Below is a listing; write it out exactly and drop any images from it.

• • • • • • •

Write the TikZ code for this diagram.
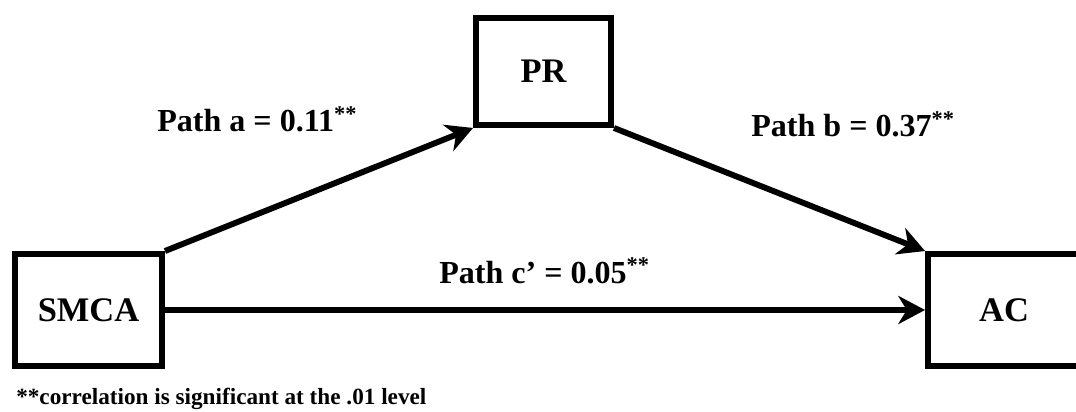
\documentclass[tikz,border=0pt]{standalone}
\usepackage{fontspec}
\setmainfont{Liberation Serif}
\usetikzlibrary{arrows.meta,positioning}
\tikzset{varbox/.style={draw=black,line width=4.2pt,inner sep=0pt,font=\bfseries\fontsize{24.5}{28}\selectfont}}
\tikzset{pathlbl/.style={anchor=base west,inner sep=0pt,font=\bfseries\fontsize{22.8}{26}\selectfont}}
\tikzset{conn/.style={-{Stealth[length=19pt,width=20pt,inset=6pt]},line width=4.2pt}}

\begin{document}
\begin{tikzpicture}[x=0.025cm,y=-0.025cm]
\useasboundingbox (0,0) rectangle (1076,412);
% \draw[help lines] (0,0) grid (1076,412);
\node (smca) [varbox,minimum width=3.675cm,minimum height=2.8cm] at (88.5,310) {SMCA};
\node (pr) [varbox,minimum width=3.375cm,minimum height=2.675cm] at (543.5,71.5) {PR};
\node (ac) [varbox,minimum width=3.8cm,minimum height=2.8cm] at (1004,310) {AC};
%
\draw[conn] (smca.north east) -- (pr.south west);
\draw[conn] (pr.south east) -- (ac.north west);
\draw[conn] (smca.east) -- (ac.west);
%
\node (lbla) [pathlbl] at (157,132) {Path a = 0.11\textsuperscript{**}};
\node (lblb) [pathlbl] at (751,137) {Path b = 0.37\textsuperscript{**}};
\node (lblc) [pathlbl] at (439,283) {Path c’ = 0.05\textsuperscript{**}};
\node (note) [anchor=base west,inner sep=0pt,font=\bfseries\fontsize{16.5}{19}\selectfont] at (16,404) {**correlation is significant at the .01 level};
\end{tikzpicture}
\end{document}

• • • • • • •

Written solution:
Write the TikZ code for this diagram.
\documentclass[tikz,border=0pt]{standalone}
\usepackage{fontspec}
\setmainfont{Liberation Serif}
\usetikzlibrary{arrows.meta,positioning}
\tikzset{varbox/.style={draw=black,line width=4.2pt,inner sep=0pt,font=\bfseries\fontsize{24.5}{28}\selectfont}}
\tikzset{pathlbl/.style={anchor=base west,inner sep=0pt,font=\bfseries\fontsize{22.8}{26}\selectfont}}
\tikzset{conn/.style={-{Stealth[length=19pt,width=20pt,inset=6pt]},line width=4.2pt}}

\begin{document}
\begin{tikzpicture}[x=0.025cm,y=-0.025cm]
\useasboundingbox (0,0) rectangle (1076,412);
% \draw[help lines] (0,0) grid (1076,412);
\node (smca) [varbox,minimum width=3.675cm,minimum height=2.8cm] at (88.5,310) {SMCA};
\node (pr) [varbox,minimum width=3.375cm,minimum height=2.675cm] at (543.5,71.5) {PR};
\node (ac) [varbox,minimum width=3.8cm,minimum height=2.8cm] at (1004,310) {AC};
%
\draw[conn] (smca.north east) -- (pr.south west);
\draw[conn] (pr.south east) -- (ac.north west);
\draw[conn] (smca.east) -- (ac.west);
%
\node (lbla) [pathlbl] at (157,132) {Path a = 0.11\textsuperscript{**}};
\node (lblb) [pathlbl] at (751,137) {Path b = 0.37\textsuperscript{**}};
\node (lblc) [pathlbl] at (439,283) {Path c’ = 0.05\textsuperscript{**}};
\node (note) [anchor=base west,inner sep=0pt,font=\bfseries\fontsize{16.5}{19}\selectfont] at (16,404) {**correlation is significant at the .01 level};
\end{tikzpicture}
\end{document}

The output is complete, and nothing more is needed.